First, the Rose controversy can be summarised as fundamentally a failure of leadership. A very bad decision was made by a president and a board of trustees who saw in an art collection a potential quick fix to an economically dire situation, though how dire was never fully clear. Even in a down art market, their reasoning went, the sale of one or two objects from the collection could have cleared many millions of dollars (Andy Warhol’s Saturday Disaster; Willem de Kooning’s Untitled, for example). Done. Budget gap solved. Panic over. Knowing that this might not be so easy due to the inconvenient fact that the Rose was a public institution and the collection was held in the public trust (which would become glaringly evident in a short time), the decision was also made to close the museum, so Brandeis would be “out of the museum business”, a stunning claim, publicly stated, that would enable them to be free of any professional museum ethics. Presidents come and go, but they and the boards they create can reap havoc on an institution during their tenure. New leadership can go far toward correcting abuses, but they, too will go as they came.

Museums need binding assurances that their collections will remain protected. This is not to say that art should never be sold, but museums, especially those who are part of a larger entity, like a university, need to be bound by the well established guidelines for the sale of art spelled out by the Association of Art Museum Directors. If the university does not agree, their museum should not be admitted to the professional company of museum associations; and, I daresay, should not be considered valid repositories for gifts of art from donors. Brandeis, which was previously embroiled in another deaccessioning mess in 1991 (in which major impressionist works were involved), needs to be more explicit in its commitment to this principle. One university museum, the Weatherspoon Art Museum at the University of North Carolina, Greensboro, went so far in the 1980s as to legally have its collection (a great one, similar to the Rose’s) incorporated as a separate non-profit entity to protect it from the brutal censorings of the Jesse Helms era. Brandeis’s language in the lawsuit resolution may be intended to keep the door open for future sales. Having no “aim, plan, sell any artwork…” could be translated as their having no “aim, plan, design” to sell any artwork today. Why didn’t they say “Brandeis agrees not to sell artwork?”
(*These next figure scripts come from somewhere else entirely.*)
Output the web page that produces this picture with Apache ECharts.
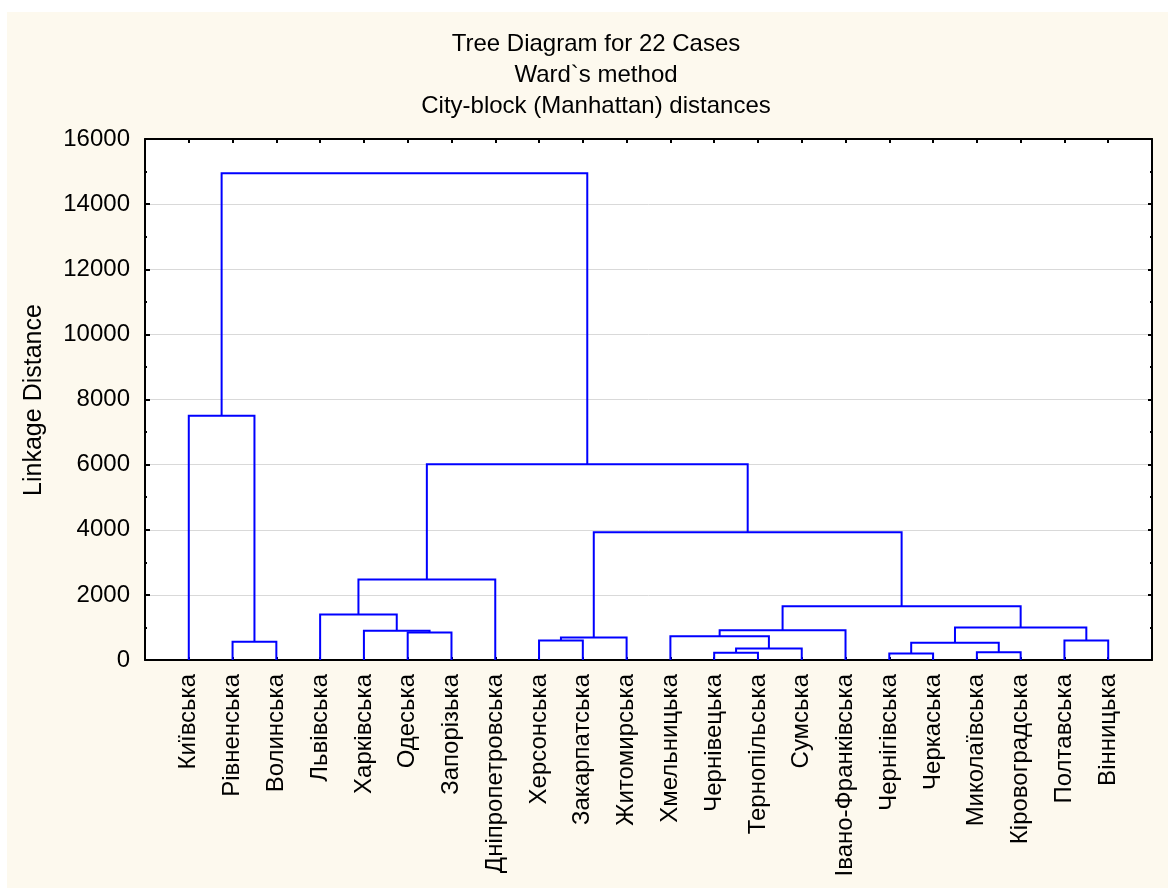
<!DOCTYPE html>
<html>
<head>
<meta charset="utf-8">
<script src="https://cdn.jsdelivr.net/npm/echarts@6/dist/echarts.min.js"></script>
<style>
  html, body { margin: 0; padding: 0; background: #ffffff; }
  #chart { position: absolute; left: 7px; top: 12px; width: 1161px; height: 876px; }
</style>
</head>
<body>
<div id="chart"></div>
<script>
// ---- Data ----
const leafNames = [
  'Київська', 'Рівненська', 'Волинська', 'Львівська', 'Харківська', 'Одеська',
  'Запорізька', 'Дніпропетровська', 'Херсонська', 'Закарпатська', 'Житомирська',
  'Хмельницька', 'Чернівецька', 'Тернопільська', 'Сумська', 'Івано-Франківська',
  'Чернігівська', 'Черкаська', 'Миколаївська', 'Кіровоградська', 'Полтавська', 'Вінницька'
];
// merges: node ids 0..21 are leaves, merge k creates node 22+k
const mergeLeft   = [16, 12, 18, 23, 22, 1, 8, 20, 28, 11, 5, 4, 31, 26, 3, 34, 36, 30, 38, 0, 41];
const mergeRight  = [17, 13, 19, 14, 24, 2, 9, 21, 10, 25, 6, 32, 15, 29, 33, 35, 7, 37, 39, 27, 40];
const mergeHeight = [200, 220, 240, 350, 530, 560, 600, 600, 690, 730, 845, 895, 915, 1000, 1400, 1650, 2470, 3920, 6010, 7500, 14950];
const yTicks = [0, 2000, 4000, 6000, 8000, 10000, 12000, 14000, 16000];
const titleLines = ['Tree Diagram for 22 Cases', 'Ward`s method', 'City-block (Manhattan) distances'];
const yName = 'Linkage Distance';

// ---- Build link segments (positions derived from leaf order) ----
const nLeaf = leafNames.length;
const nodePos = [], nodeH = [];
for (let i = 0; i < nLeaf; i++) { nodePos.push(i + 1); nodeH.push(0); }
const links = [];
for (let k = 0; k < mergeHeight.length; k++) {
  const a = mergeLeft[k], b = mergeRight[k], h = mergeHeight[k];
  links.push([nodePos[a], nodeH[a], nodePos[b], nodeH[b], h]);
  nodePos.push((nodePos[a] + nodePos[b]) / 2);
  nodeH.push(h);
}

const FONT = '"Liberation Sans", Arial, sans-serif';
const chart = echarts.init(document.getElementById('chart'), null, { renderer: 'canvas' });

const graphics = titleLines.map((t, i) => ({
  type: 'text', x: 589, y: 32 + i * 31,
  style: { text: t, fill: '#000', font: '24px ' + FONT, textAlign: 'center', textVerticalAlign: 'middle' }
}));
graphics.push({
  type: 'text', x: 27, y: 388, rotation: Math.PI / 2,
  style: { text: yName, fill: '#000', font: '25px ' + FONT, textAlign: 'center', textVerticalAlign: 'middle' }
});

const axisLineStyle = { color: '#000', width: 2 };

chart.setOption({
  backgroundColor: '#fdf9ee',
  animation: false,
  grid: { left: 138, top: 127, right: 16, bottom: 228, show: true, backgroundColor: '#ffffff', borderWidth: 0 },
  graphic: graphics,
  xAxis: [
    {
      type: 'value', min: 0, max: nLeaf + 1, interval: 1, position: 'bottom',
      axisLine: { show: true, onZero: false, lineStyle: axisLineStyle },
      axisTick: { show: true, inside: true, length: 3, lineStyle: { color: '#000', width: 2 } },
      splitLine: { show: false },
      axisLabel: {
        rotate: 90, margin: 14, color: '#000', fontSize: 24, fontFamily: FONT,
        showMinLabel: false, showMaxLabel: false,
        formatter: v => (v >= 1 && v <= nLeaf) ? leafNames[v - 1] : ''
      }
    },
    {
      type: 'value', min: 0, max: nLeaf + 1, interval: 1, position: 'top',
      axisLine: { show: true, onZero: false, lineStyle: axisLineStyle },
      axisTick: { show: true, inside: true, length: 4, lineStyle: { color: '#000', width: 2 } },
      splitLine: { show: false }, axisLabel: { show: false }
    }
  ],
  yAxis: [
    {
      type: 'value', min: yTicks[0], max: yTicks[yTicks.length - 1], interval: yTicks[1] - yTicks[0], position: 'left',
      axisLine: { show: true, onZero: false, lineStyle: axisLineStyle },
      axisTick: { show: true, inside: true, length: 5, lineStyle: { color: '#000', width: 2 } },
      minorTick: { show: true, splitNumber: 2, length: 2, lineStyle: { color: '#000', width: 2 } },
      splitLine: { show: true, lineStyle: { color: '#d9d9d9', width: 1 } },
      axisLabel: { margin: 15, color: '#000', fontSize: 24, fontFamily: FONT, formatter: v => String(v) }
    },
    {
      type: 'value', min: yTicks[0], max: yTicks[yTicks.length - 1], interval: yTicks[1] - yTicks[0], position: 'right',
      axisLine: { show: true, onZero: false, lineStyle: axisLineStyle },
      axisTick: { show: true, inside: true, length: 4, lineStyle: { color: '#000', width: 2 } },
      minorTick: { show: true, splitNumber: 2, length: 2, lineStyle: { color: '#000', width: 2 } },
      splitLine: { show: false }, axisLabel: { show: false }
    }
  ],
  series: [{
    type: 'custom',
    xAxisIndex: 0, yAxisIndex: 0,
    data: links,
    encode: { x: [0, 2], y: [1, 3, 4] },
    renderItem: function (params, api) {
      const p1 = api.coord([api.value(0), api.value(1)]);
      const p2 = api.coord([api.value(0), api.value(4)]);
      const p3 = api.coord([api.value(2), api.value(4)]);
      const p4 = api.coord([api.value(2), api.value(3)]);
      return {
        type: 'polyline',
        shape: { points: [p1, p2, p3, p4] },
        style: { stroke: '#0000ff', lineWidth: 2, fill: null }
      };
    },
    z: 5
  }]
});
</script>
</body>
</html>
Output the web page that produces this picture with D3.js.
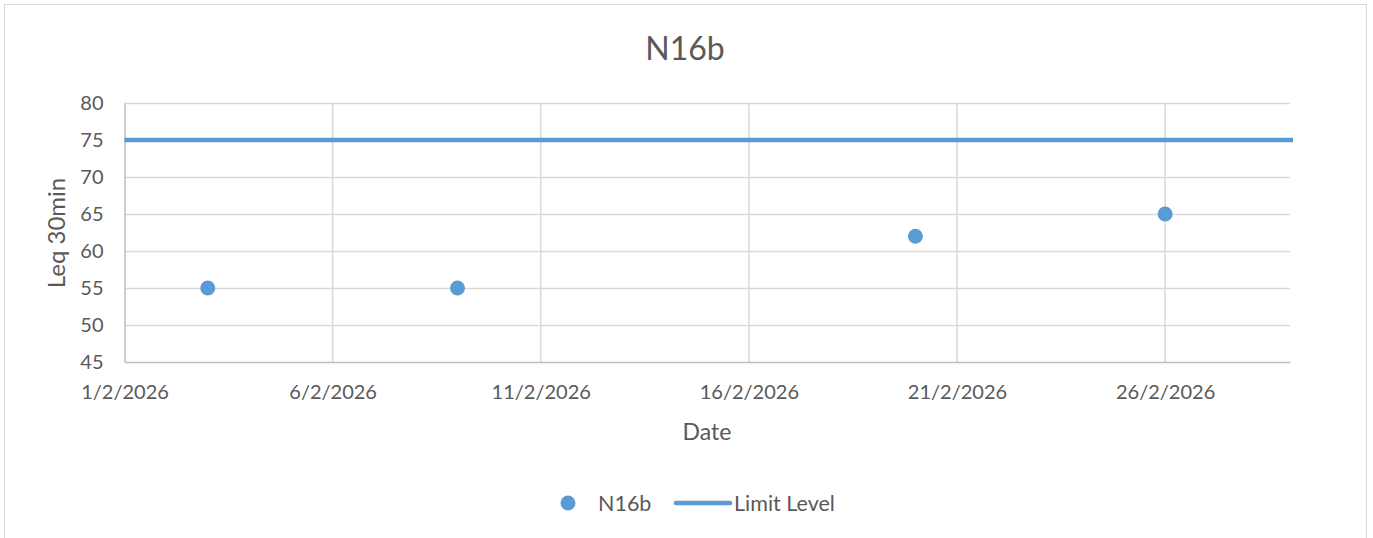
<!DOCTYPE html>
<html>
<head>
<meta charset="utf-8">
<script src="https://cdn.jsdelivr.net/npm/d3@7"></script>
<style>
  body { margin: 0; background: #fff; }
  svg text { font-family: Lato, "Open Sans", sans-serif; fill: #595959; }
</style>
</head>
<body>
<div id="chart"></div>
<script>
// data
const seriesName = "N16b";
const limitName = "Limit Level";
const sampleDates = ["2026-02-03", "2026-02-09", "2026-02-20", "2026-02-26"];
const sampleValues = [55, 55, 62, 65];
const limitValue = 75;
const xDomain = ["2026-02-01", "2026-03-01"];
const xTickDates = ["2026-02-01", "2026-02-06", "2026-02-11", "2026-02-16", "2026-02-21", "2026-02-26"];
const yTicks = [45, 50, 55, 60, 65, 70, 75, 80];

const width = 1373, height = 538;
const margin = { top: 103, right: 83, bottom: 176, left: 124.5 };
const color = "#5b9bd5";

const parse = d3.utcParse("%Y-%m-%d");
const fmt = d3.utcFormat("%-d/%-m/%Y");

const svg = d3.select("#chart").append("svg")
    .attr("width", width)
    .attr("height", height);

// outer chart border
svg.append("rect")
    .attr("x", 4.5).attr("y", 4.5)
    .attr("width", 1362).attr("height", 560)
    .attr("fill", "none")
    .attr("stroke", "#d9d9d9");

const x = d3.scaleUtc()
    .domain(xDomain.map(parse))
    .range([margin.left, width - margin.right]);

const y = d3.scaleLinear()
    .domain([45, 80])
    .range([height - margin.bottom, margin.top]);

// gridlines
const grid = svg.append("g");
grid.selectAll("line.h")
    .data(yTicks.slice(1))
    .join("line")
    .attr("x1", x.range()[0]).attr("x2", x.range()[1])
    .attr("y1", d => Math.round(y(d)) + 0.5).attr("y2", d => Math.round(y(d)) + 0.5)
    .attr("stroke", "#d9d9d9").attr("stroke-width", 1.5);
grid.selectAll("line.v")
    .data(xTickDates.slice(1).map(parse))
    .join("line")
    .attr("x1", d => x(d)).attr("x2", d => x(d))
    .attr("y1", y(80)).attr("y2", y(45))
    .attr("stroke", "#d9d9d9").attr("stroke-width", 1.5);

// axes
const xAxis = svg.append("g")
    .attr("transform", `translate(0,${y(45)})`)
    .call(d3.axisBottom(x).tickValues(xTickDates.map(parse)).tickFormat(fmt).tickSize(0).tickPadding(23));
xAxis.select(".domain").attr("stroke", "#bfbfbf").attr("stroke-width", 1.5);
xAxis.selectAll("text").style("font-size", "20px");

const yAxis = svg.append("g")
    .attr("transform", `translate(${x.range()[0]},0)`)
    .call(d3.axisLeft(y).tickValues(yTicks).tickSize(0).tickPadding(21));
yAxis.select(".domain").attr("stroke", "#bfbfbf").attr("stroke-width", 1.5);
yAxis.selectAll("text").style("font-size", "20px");

// limit line
svg.append("line")
    .attr("x1", x.range()[0]).attr("x2", x.range()[1] + 3)
    .attr("y1", y(limitValue)).attr("y2", y(limitValue))
    .attr("stroke", color).attr("stroke-width", 4.5);

// points
svg.append("g")
    .selectAll("circle")
    .data(sampleDates.map((d, i) => ({ date: parse(d), value: sampleValues[i] })))
    .join("circle")
    .attr("cx", d => x(d.date))
    .attr("cy", d => y(d.value))
    .attr("r", 7.5)
    .attr("fill", color);

// title
svg.append("text")
    .attr("x", 685).attr("y", 60)
    .attr("text-anchor", "middle")
    .style("font-size", "32px")
    .text(seriesName);

// axis titles
svg.append("text")
    .attr("x", 707).attr("y", 440)
    .attr("text-anchor", "middle")
    .style("font-size", "23px")
    .text("Date");

svg.append("text")
    .attr("transform", `translate(65,233) rotate(-90)`)
    .attr("text-anchor", "middle")
    .style("font-size", "24px")
    .text("Leq 30min");

// legend
const legend = svg.append("g");
legend.append("circle")
    .attr("cx", 568).attr("cy", 503).attr("r", 7.5)
    .attr("fill", color);
legend.append("text")
    .attr("x", 598).attr("y", 511)
    .style("font-size", "21.5px")
    .text(seriesName);
legend.append("line")
    .attr("x1", 676).attr("x2", 730)
    .attr("y1", 503).attr("y2", 503)
    .attr("stroke", color).attr("stroke-width", 4.5)
    .attr("stroke-linecap", "round");
legend.append("text")
    .attr("x", 734).attr("y", 511)
    .style("font-size", "21.5px")
    .text(limitName);
</script>
</body>
</html>
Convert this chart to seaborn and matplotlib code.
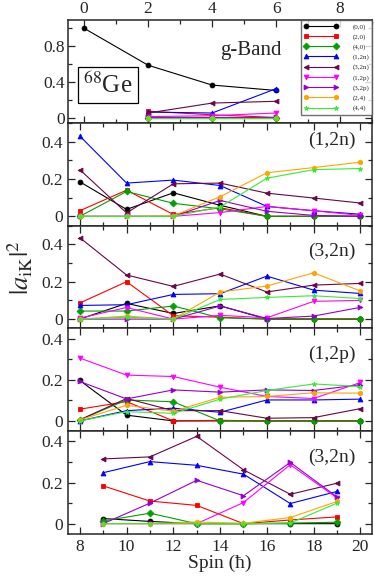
import matplotlib
matplotlib.use('Agg')
import matplotlib.pyplot as plt
from matplotlib.lines import Line2D
from matplotlib.ticker import MultipleLocator
import numpy as np
import pandas as pd
import seaborn as sns

# components and styles
comps = ['(0,0)', '(2,0)', '(4,0)', '(1,2n)', '(3,2n)', '(1,2p)', '(3,2p)', '(2,4)', '(4,4)']
colors = ['#000000', '#ff0000', '#00a000', '#0000ff', '#670748', '#ff00ff', '#9400d3', '#ffa500', '#33ee33']
marks = ['o', 's', 'D', '^', '<', 'v', '>', 'h', '*']

# g-band (spin 0..6)
spin_g = [0, 2, 4, 6]
gband = {
    '(0,0)': [1.00, 0.59, 0.37, 0.31],
    '(2,0)': [None, 0.08, 0.04, 0.01],
    '(4,0)': [None, 0.00, 0.00, 0.00],
    '(1,2n)': [None, 0.07, 0.06, 0.33],
    '(3,2n)': [None, 0.06, 0.17, 0.19],
    '(1,2p)': [None, 0.02, 0.03, 0.06],
    '(3,2p)': [None, 0.02, 0.02, 0.02],
    '(2,4)': [None, 0.00, 0.00, 0.00],
    '(4,4)': [None, 0.00, 0.00, 0.00],
}

# even-spin bands (spin 8..20)
spin_even = [8, 10, 12, 14, 16, 18, 20]
band_12n = {
    '(0,0)': [0.185, 0.037, 0.126, 0.059, 0.0, 0.0, 0.0],
    '(2,0)': [0.030, 0.140, 0.010, 0.046, 0.0, 0.0, 0.0],
    '(4,0)': [0.0, 0.133, 0.070, 0.040, 0.0, 0.0, 0.0],
    '(1,2n)': [0.430, 0.178, 0.194, 0.165, 0.053, 0.030, 0.011],
    '(3,2n)': [0.250, 0.018, 0.174, 0.178, 0.124, 0.098, 0.071],
    '(1,2p)': [0.0, 0.0, 0.0, 0.020, 0.053, 0.030, 0.005],
    '(3,2p)': [0.0, 0.0, 0.0, 0.085, 0.027, 0.005, 0.0],
    '(2,4)': [0.0, 0.0, 0.003, 0.105, 0.233, 0.261, 0.290],
    '(4,4)': [0.0, 0.0, 0.0, 0.050, 0.204, 0.250, 0.256],
}
band_32n = {
    '(0,0)': [0.0, 0.084, 0.030, 0.071, 0.0, 0.0, 0.0],
    '(2,0)': [0.086, 0.200, 0.018, 0.010, 0.0, 0.0, 0.0],
    '(4,0)': [0.043, 0.043, 0.070, 0.007, 0.0, 0.0, 0.0],
    '(1,2n)': [0.073, 0.077, 0.132, 0.136, 0.230, 0.155, 0.137],
    '(3,2n)': [0.436, 0.236, 0.175, 0.241, 0.145, 0.182, 0.191],
    '(1,2p)': [0.005, 0.062, 0.0, 0.020, 0.007, 0.095, 0.100],
    '(3,2p)': [0.0, 0.0, 0.0, 0.070, 0.003, 0.016, 0.063],
    '(2,4)': [0.0, 0.016, 0.0, 0.145, 0.177, 0.248, 0.150],
    '(4,4)': [0.0, 0.010, 0.0, 0.105, 0.116, 0.125, 0.110],
}
band_12p = {
    '(0,0)': [0.197, 0.028, 0.0, 0.0, 0.0, 0.0, 0.0],
    '(2,0)': [0.057, 0.094, 0.0, 0.003, 0.0, 0.0, 0.0],
    '(4,0)': [0.005, 0.102, 0.093, 0.0, 0.0, 0.0, 0.0],
    '(1,2n)': [0.0, 0.050, 0.062, 0.042, 0.102, 0.102, 0.106],
    '(3,2n)': [0.005, 0.109, 0.050, 0.050, 0.013, 0.016, 0.060],
    '(1,2p)': [0.306, 0.223, 0.216, 0.164, 0.119, 0.109, 0.187],
    '(3,2p)': [0.192, 0.107, 0.151, 0.140, 0.151, 0.148, 0.176],
    '(2,4)': [0.005, 0.076, 0.047, 0.115, 0.119, 0.137, 0.135],
    '(4,4)': [0.0, 0.045, 0.037, 0.106, 0.148, 0.180, 0.167],
}

# odd-spin band (spin 9..19)
spin_odd = [9, 11, 13, 15, 17, 19]
band_32n_odd = {
    '(0,0)': [0.025, 0.011, 0.0, 0.0, 0.0, 0.0],
    '(2,0)': [0.184, 0.110, 0.089, 0.0, 0.018, 0.033],
    '(4,0)': [0.013, 0.051, 0.0, 0.0, 0.003, 0.007],
    '(1,2n)': [0.248, 0.302, 0.284, 0.241, 0.098, 0.157],
    '(3,2n)': [0.315, 0.325, 0.425, 0.262, 0.143, 0.197],
    '(1,2p)': [0.0, 0.0, 0.0, 0.103, 0.287, 0.125],
    '(3,2p)': [0.0, 0.100, 0.211, 0.136, 0.298, 0.130],
    '(2,4)': [0.0, 0.0, 0.008, 0.002, 0.030, 0.108],
    '(4,4)': [0.0, 0.0, 0.0, 0.0, 0.003, 0.100],
}

panels = [
    (spin_g, gband, 'g-Band', (-0.05, 1.09)),
    (spin_even, band_12n, '(1,2n)', (-0.05, 0.5)),
    (spin_even, band_32n, '(3,2n)', (-0.05, 0.5)),
    (spin_even, band_12p, '(1,2p)', (-0.05, 0.45)),
    (spin_odd, band_32n_odd, '(3,2n)', (-0.05, 0.45)),
]

sns.set_style('ticks')
plt.rcParams['font.family'] = ['Liberation Serif', 'DejaVu Serif']
plt.rcParams['mathtext.fontset'] = 'stix'

palette = dict(zip(comps, colors))
markers = dict(zip(comps, marks))

fig = plt.figure(figsize=(3.74, 5.76), dpi=100)
gs = fig.add_gridspec(5, 1, hspace=0, left=0.182, right=0.995, top=0.965, bottom=0.073)
axes = []
for i, (spins, band, label, ylim) in enumerate(panels):
    ax = fig.add_subplot(gs[i])
    axes.append(ax)
    rows = []
    for c in comps:
        for s, v in zip(spins, band[c]):
            if v is not None:
                rows.append({'spin': s, 'val': v, 'comp': c})
    df = pd.DataFrame(rows)
    sns.lineplot(data=df, x='spin', y='val', hue='comp', style='comp', hue_order=comps,
                 style_order=comps, palette=palette, markers=markers, dashes=False,
                 markersize=3.5, linewidth=0.8, legend=False, ax=ax)
    for ln in ax.get_lines():
        ln.set_markeredgecolor(ln.get_color())
        ln.set_markeredgewidth(0.6)
    ax.set_ylim(*ylim)
    ax.set_xlabel('')
    ax.set_ylabel('')
    for sp in ax.spines.values():
        sp.set_linewidth(1.1)
    ax.tick_params(which='both', direction='in', top=True, right=True, labelsize=12.5, width=0.9)
    ax.tick_params(which='major', length=5)
    ax.tick_params(which='minor', length=3)
    if i == 0:
        ax.set_xlim(-0.5, 9.0)
        ax.xaxis.set_major_locator(MultipleLocator(2))
        ax.xaxis.set_minor_locator(MultipleLocator(1))
        ax.set_yticks([0, 0.4, 0.8])
        ax.set_yticklabels(['0', '0.4', '0.8'])
        ax.yaxis.set_minor_locator(MultipleLocator(0.2))
        ax.tick_params(labeltop=True, labelbottom=False, pad=2)
        ax.text(0.6, 0.7, label, transform=ax.transAxes, fontsize=15, ha='center', va='center')
        ax.text(0.05, 0.37, r'$^{68}$Ge', transform=ax.transAxes, fontsize=18, ha='left', va='center',
                bbox=dict(boxstyle='square,pad=0.2', fc='white', ec='black', lw=0.9))
    else:
        ax.set_xlim(7.5, 20.5)
        ax.xaxis.set_major_locator(MultipleLocator(2))
        ax.xaxis.set_minor_locator(MultipleLocator(1))
        ax.set_yticks([0, 0.2, 0.4])
        ax.set_yticklabels(['0', '0.2', '0.4'])
        ax.yaxis.set_minor_locator(MultipleLocator(0.1))
        ypos = 0.83 if i == 1 else 0.75
        ax.text(0.945, ypos, label, transform=ax.transAxes, fontsize=14, ha='right', va='center')
        if i < 4:
            ax.tick_params(labelbottom=False)

axes[-1].set_xlabel('Spin (ħ)', fontsize=14, labelpad=0)
fig.text(0.055, 0.535, r'$|a_{\rm iK}|^2$', rotation=90, fontsize=19, ha='center', va='center')

handles = [Line2D([0], [0], color=c, marker=m, markersize=3.5, lw=0.8, mec=c, mew=0.6)
           for c, m in zip(colors, marks)]
leg = axes[0].legend(handles, comps, loc='upper right', bbox_to_anchor=(1.0, 1.0), borderaxespad=0,
                     fontsize=5, numpoints=2, handlelength=5.0, labelspacing=0.58, borderpad=0.45,
                     frameon=True, fancybox=False, edgecolor='0.3', handletextpad=2.0)
leg.get_frame().set_linewidth(1.0)

fig.savefig('out.png', dpi=100)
Another lesson, loudly proclaimed during this entire time of the Rose debacle, is that the art world is a real and genuine community. Despite the high stakes so often involved in museum controversies (bruised donor relations; loss of funding; directors’ heads rolling) there are some fundamental values which, when attacked, result in hugely meaningful outcries. Some might argue that we didn’t protest enough when Ai Weiwei was imprisoned, but we did organise; and, I assure you, Brandeis would not have been led to this moment of reawakening without the loud and constant clamour from all corners of the globe (dozens of countries were represented daily in Facebook and other online protests) against the University’s decision to sell the art and close the museum. The world saw through their ersatz statements about “commitment to the arts” and attempts at back-pedalling (“We’re not really going to sell the art, maybe only rent it”). Those who keep watch on these matters will keep paying attention to Brandeis’s moves. Brandeis is a first rate university, with extraordinary faculty and students. The Rose, as it is so often said, is a jewel in its crown.

For now, there is cause for celebration. Speaking truth to power by this small museum with a mighty collection and even mightier supporters has yielded a milestone decision for museums everywhere.

The writer was director of the Rose Art Museum from 2005-2009. He is now the founding director of the Eli and Edythe Broad Art Museum at Michigan State University.